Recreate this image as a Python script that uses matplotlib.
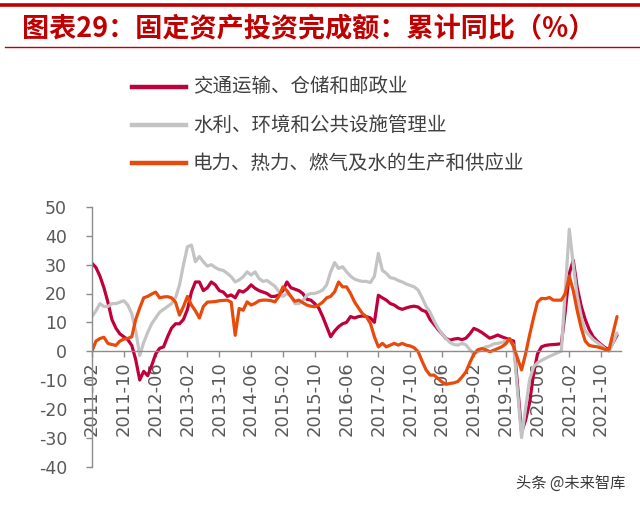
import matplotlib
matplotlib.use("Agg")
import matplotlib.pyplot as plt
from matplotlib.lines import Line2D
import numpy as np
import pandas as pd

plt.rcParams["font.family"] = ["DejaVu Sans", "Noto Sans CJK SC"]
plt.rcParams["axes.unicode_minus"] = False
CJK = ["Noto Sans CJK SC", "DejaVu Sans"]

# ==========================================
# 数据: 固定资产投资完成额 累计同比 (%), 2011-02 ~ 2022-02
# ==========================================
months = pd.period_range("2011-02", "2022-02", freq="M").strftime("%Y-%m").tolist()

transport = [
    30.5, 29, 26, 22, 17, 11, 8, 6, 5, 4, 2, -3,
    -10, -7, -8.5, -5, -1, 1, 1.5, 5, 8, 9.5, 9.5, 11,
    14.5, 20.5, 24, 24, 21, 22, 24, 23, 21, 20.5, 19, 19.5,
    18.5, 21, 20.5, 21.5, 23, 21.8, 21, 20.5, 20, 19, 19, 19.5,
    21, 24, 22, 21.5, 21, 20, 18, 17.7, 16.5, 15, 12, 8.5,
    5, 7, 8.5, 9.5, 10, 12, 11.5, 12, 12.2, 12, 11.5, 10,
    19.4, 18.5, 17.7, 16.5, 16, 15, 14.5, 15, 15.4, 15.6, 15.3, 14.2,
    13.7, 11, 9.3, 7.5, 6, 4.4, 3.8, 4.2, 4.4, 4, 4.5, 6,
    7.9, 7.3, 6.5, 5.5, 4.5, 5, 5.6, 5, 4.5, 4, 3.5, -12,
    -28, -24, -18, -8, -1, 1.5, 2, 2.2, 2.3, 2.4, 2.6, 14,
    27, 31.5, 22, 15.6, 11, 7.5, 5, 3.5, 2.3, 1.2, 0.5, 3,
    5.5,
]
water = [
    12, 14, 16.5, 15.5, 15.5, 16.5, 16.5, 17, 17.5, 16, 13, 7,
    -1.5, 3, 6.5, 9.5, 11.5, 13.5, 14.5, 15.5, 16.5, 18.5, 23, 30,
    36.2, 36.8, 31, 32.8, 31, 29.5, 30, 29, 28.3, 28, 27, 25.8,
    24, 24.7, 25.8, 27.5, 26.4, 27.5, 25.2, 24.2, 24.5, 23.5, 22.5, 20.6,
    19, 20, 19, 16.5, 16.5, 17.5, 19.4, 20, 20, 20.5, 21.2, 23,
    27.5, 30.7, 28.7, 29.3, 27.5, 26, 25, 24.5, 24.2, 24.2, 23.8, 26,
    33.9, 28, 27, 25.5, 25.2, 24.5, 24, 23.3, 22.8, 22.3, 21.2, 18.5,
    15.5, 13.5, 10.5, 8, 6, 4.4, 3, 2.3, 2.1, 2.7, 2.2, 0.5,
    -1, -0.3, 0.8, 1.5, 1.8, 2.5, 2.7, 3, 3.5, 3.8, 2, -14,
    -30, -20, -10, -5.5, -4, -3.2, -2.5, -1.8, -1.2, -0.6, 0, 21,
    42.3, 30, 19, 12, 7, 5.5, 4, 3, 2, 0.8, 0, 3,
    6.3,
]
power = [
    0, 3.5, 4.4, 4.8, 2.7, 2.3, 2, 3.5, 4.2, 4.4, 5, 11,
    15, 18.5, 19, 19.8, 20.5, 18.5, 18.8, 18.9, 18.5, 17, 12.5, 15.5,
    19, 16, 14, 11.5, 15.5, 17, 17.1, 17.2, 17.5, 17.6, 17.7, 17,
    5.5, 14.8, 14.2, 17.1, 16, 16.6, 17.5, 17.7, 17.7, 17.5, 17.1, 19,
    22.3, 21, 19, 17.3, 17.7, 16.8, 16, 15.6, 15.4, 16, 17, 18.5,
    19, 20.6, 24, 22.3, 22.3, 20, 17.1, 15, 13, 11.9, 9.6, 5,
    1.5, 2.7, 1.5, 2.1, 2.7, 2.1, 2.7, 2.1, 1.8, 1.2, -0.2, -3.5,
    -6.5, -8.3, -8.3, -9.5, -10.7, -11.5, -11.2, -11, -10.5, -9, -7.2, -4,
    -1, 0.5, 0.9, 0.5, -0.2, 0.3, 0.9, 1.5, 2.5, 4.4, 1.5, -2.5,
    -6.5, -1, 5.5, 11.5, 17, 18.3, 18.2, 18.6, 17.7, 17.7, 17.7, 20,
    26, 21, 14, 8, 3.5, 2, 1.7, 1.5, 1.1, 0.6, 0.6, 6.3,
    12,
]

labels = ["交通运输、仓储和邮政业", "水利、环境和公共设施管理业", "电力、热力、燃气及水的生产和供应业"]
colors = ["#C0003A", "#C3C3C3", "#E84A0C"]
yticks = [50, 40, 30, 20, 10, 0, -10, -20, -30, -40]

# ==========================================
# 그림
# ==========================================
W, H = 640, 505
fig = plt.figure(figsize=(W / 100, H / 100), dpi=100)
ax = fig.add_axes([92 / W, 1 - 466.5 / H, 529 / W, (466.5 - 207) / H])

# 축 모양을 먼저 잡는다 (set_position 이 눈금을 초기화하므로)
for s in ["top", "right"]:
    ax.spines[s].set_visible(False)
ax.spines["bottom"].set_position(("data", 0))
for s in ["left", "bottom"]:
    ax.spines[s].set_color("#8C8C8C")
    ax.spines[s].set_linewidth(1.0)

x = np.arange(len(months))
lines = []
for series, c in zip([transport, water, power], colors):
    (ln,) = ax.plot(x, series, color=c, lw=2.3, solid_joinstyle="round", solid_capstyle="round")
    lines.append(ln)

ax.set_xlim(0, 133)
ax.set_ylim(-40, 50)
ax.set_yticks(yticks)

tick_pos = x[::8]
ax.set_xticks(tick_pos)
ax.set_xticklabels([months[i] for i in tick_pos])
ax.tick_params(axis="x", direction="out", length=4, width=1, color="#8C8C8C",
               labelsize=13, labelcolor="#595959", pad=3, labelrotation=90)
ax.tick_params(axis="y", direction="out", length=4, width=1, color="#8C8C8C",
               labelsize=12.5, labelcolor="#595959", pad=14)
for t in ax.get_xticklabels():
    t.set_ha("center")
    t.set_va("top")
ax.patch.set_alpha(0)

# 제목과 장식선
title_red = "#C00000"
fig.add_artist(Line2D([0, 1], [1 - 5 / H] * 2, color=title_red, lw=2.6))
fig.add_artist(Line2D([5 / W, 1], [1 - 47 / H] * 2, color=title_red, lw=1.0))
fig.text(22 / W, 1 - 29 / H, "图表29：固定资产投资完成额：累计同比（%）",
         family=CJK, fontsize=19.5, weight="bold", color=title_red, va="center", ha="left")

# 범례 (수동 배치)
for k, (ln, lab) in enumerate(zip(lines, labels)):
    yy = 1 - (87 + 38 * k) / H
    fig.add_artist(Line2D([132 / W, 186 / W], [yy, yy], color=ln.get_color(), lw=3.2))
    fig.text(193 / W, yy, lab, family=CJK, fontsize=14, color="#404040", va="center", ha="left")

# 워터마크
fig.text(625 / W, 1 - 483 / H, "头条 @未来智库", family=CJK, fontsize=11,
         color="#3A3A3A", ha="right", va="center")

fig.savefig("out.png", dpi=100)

==========

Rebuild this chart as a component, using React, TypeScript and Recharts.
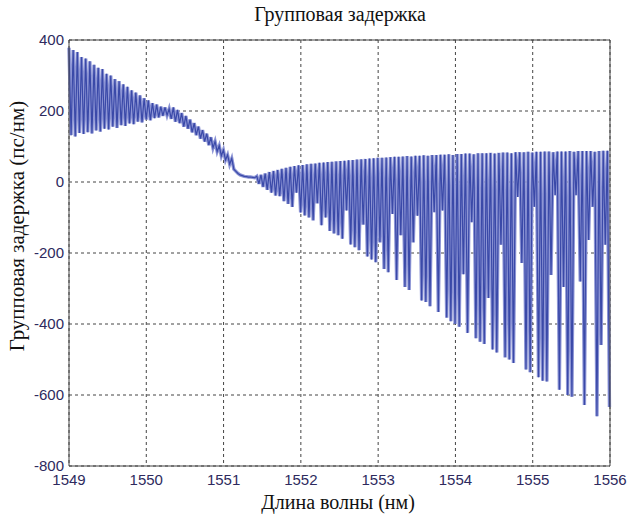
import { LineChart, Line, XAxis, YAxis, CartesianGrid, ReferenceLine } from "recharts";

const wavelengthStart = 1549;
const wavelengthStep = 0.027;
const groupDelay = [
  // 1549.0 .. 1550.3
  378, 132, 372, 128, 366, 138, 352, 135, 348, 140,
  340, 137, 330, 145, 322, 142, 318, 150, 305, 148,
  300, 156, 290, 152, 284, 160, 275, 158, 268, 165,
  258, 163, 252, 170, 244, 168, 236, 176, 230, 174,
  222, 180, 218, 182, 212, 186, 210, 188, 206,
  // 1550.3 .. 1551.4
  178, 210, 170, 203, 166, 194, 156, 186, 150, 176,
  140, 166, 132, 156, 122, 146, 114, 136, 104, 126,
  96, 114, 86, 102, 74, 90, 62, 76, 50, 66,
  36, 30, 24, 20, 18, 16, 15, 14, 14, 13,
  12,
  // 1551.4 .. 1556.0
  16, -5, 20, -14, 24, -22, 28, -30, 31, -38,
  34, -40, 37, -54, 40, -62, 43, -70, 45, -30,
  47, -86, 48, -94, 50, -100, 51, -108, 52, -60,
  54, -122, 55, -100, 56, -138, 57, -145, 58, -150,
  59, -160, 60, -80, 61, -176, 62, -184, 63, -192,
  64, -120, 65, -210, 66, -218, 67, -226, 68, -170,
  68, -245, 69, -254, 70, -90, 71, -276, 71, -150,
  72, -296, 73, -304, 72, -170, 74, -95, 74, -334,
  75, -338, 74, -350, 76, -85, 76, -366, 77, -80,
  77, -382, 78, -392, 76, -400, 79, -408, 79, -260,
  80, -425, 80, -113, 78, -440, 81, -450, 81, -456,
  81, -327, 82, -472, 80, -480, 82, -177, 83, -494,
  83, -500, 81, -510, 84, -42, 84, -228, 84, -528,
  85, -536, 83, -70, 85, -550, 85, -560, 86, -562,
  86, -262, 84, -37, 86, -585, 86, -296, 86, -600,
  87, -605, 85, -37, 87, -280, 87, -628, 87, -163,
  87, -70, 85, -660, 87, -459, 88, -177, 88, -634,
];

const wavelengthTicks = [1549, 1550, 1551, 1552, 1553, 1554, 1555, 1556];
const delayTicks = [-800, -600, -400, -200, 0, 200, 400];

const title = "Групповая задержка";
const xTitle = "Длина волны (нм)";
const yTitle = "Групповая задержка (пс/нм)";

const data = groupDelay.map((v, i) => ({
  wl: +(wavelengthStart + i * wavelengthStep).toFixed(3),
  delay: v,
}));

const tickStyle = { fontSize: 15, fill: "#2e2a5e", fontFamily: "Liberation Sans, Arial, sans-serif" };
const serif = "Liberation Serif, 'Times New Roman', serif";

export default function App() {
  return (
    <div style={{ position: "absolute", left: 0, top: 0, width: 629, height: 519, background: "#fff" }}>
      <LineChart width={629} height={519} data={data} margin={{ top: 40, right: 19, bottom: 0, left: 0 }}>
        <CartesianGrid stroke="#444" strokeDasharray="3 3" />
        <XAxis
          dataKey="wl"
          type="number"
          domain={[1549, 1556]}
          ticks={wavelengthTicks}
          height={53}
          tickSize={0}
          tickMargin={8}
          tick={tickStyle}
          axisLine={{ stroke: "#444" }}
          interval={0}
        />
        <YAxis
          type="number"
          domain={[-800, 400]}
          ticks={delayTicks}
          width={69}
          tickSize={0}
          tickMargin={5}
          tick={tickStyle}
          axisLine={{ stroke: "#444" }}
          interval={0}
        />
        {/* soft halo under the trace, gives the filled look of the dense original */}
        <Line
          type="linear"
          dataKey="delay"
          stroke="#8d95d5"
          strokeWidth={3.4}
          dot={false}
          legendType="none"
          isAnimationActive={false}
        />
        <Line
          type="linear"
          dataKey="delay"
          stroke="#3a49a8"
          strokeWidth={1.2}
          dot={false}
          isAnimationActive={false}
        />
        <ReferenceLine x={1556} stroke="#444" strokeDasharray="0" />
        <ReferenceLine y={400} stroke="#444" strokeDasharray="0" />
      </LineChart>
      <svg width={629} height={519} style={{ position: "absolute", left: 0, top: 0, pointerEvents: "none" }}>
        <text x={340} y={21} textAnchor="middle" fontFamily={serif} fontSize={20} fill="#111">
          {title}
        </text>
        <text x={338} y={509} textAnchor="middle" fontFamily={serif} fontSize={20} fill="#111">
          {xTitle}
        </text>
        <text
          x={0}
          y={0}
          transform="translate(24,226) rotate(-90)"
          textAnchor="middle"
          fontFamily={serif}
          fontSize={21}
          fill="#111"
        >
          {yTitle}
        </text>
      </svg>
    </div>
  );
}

==========

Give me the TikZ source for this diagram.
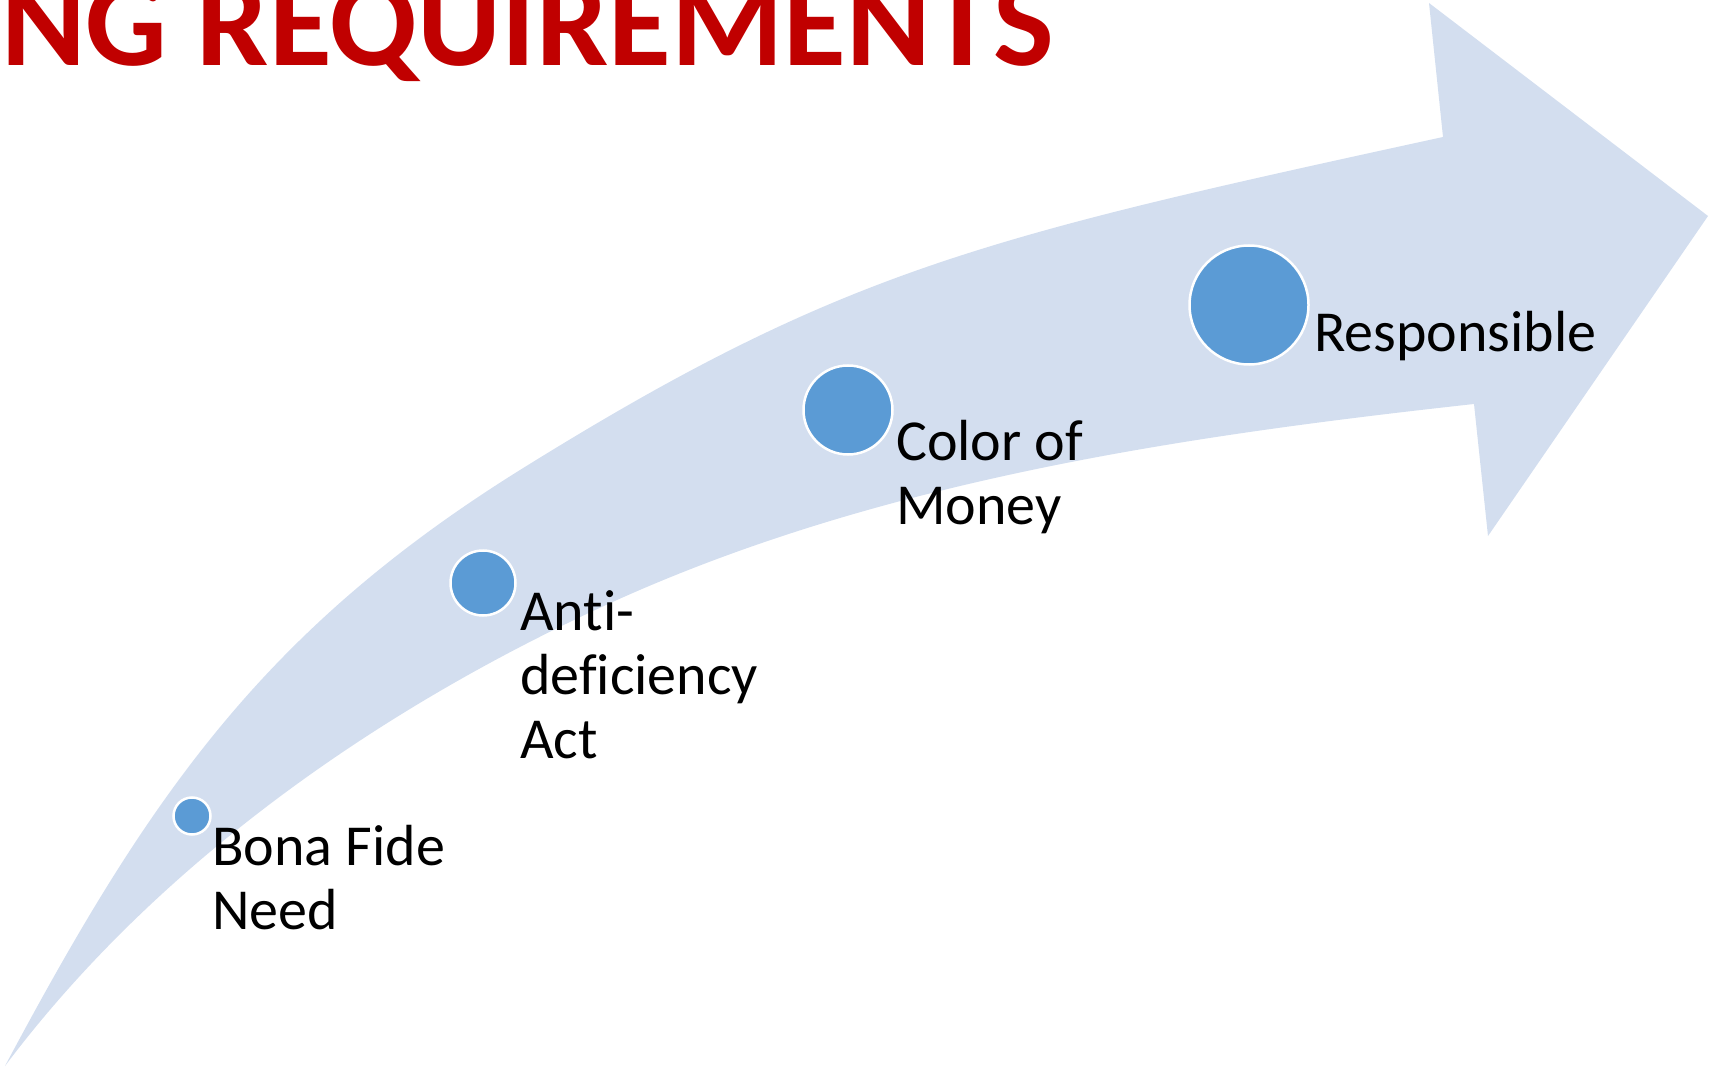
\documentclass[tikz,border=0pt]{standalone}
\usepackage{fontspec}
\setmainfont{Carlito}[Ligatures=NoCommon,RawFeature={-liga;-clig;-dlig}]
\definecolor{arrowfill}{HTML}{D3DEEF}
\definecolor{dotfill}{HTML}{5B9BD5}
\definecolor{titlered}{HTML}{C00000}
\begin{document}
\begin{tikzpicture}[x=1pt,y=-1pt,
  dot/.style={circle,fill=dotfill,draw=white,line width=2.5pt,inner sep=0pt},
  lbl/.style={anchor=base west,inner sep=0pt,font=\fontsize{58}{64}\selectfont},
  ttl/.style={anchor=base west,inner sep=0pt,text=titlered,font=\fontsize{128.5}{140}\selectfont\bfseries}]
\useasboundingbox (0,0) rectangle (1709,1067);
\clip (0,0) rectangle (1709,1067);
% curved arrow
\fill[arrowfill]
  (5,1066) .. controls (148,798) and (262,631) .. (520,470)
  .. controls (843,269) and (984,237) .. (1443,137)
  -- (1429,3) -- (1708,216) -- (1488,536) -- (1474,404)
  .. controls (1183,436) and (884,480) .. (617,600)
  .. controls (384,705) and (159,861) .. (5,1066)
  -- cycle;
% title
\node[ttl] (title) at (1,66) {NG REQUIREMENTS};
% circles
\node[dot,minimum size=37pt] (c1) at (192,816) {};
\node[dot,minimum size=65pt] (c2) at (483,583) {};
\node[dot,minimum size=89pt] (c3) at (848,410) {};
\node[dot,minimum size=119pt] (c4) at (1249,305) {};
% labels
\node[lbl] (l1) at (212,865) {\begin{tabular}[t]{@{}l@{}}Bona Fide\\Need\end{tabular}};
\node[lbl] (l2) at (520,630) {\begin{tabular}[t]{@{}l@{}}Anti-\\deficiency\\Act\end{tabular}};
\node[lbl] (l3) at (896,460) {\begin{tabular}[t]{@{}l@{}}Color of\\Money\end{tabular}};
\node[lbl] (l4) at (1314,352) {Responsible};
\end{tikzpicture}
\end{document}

==========

* TASK STATEMENT
Only the lines from the one bearing "Rebuild this chart" to the one bearing "Serif, 'Times New", both included, should be restated word for word, with pictures left out.

* EXERCISE SOLUTION
Rebuild this chart as a component, using React, TypeScript and Recharts.
import { LineChart, Line, XAxis, YAxis, CartesianGrid, ReferenceLine } from "recharts";

const wavelengthStart = 1549;
const wavelengthStep = 0.027;
const groupDelay = [
  // 1549.0 .. 1550.3
  378, 132, 372, 128, 366, 138, 352, 135, 348, 140,
  340, 137, 330, 145, 322, 142, 318, 150, 305, 148,
  300, 156, 290, 152, 284, 160, 275, 158, 268, 165,
  258, 163, 252, 170, 244, 168, 236, 176, 230, 174,
  222, 180, 218, 182, 212, 186, 210, 188, 206,
  // 1550.3 .. 1551.4
  178, 210, 170, 203, 166, 194, 156, 186, 150, 176,
  140, 166, 132, 156, 122, 146, 114, 136, 104, 126,
  96, 114, 86, 102, 74, 90, 62, 76, 50, 66,
  36, 30, 24, 20, 18, 16, 15, 14, 14, 13,
  12,
  // 1551.4 .. 1556.0
  16, -5, 20, -14, 24, -22, 28, -30, 31, -38,
  34, -40, 37, -54, 40, -62, 43, -70, 45, -30,
  47, -86, 48, -94, 50, -100, 51, -108, 52, -60,
  54, -122, 55, -100, 56, -138, 57, -145, 58, -150,
  59, -160, 60, -80, 61, -176, 62, -184, 63, -192,
  64, -120, 65, -210, 66, -218, 67, -226, 68, -170,
  68, -245, 69, -254, 70, -90, 71, -276, 71, -150,
  72, -296, 73, -304, 72, -170, 74, -95, 74, -334,
  75, -338, 74, -350, 76, -85, 76, -366, 77, -80,
  77, -382, 78, -392, 76, -400, 79, -408, 79, -260,
  80, -425, 80, -113, 78, -440, 81, -450, 81, -456,
  81, -327, 82, -472, 80, -480, 82, -177, 83, -494,
  83, -500, 81, -510, 84, -42, 84, -228, 84, -528,
  85, -536, 83, -70, 85, -550, 85, -560, 86, -562,
  86, -262, 84, -37, 86, -585, 86, -296, 86, -600,
  87, -605, 85, -37, 87, -280, 87, -628, 87, -163,
  87, -70, 85, -660, 87, -459, 88, -177, 88, -634,
];

const wavelengthTicks = [1549, 1550, 1551, 1552, 1553, 1554, 1555, 1556];
const delayTicks = [-800, -600, -400, -200, 0, 200, 400];

const title = "Групповая задержка";
const xTitle = "Длина волны (нм)";
const yTitle = "Групповая задержка (пс/нм)";

const data = groupDelay.map((v, i) => ({
  wl: +(wavelengthStart + i * wavelengthStep).toFixed(3),
  delay: v,
}));

const tickStyle = { fontSize: 15, fill: "#2e2a5e", fontFamily: "Liberation Sans, Arial, sans-serif" };
const serif = "Liberation Serif, 'Times New Roman', serif";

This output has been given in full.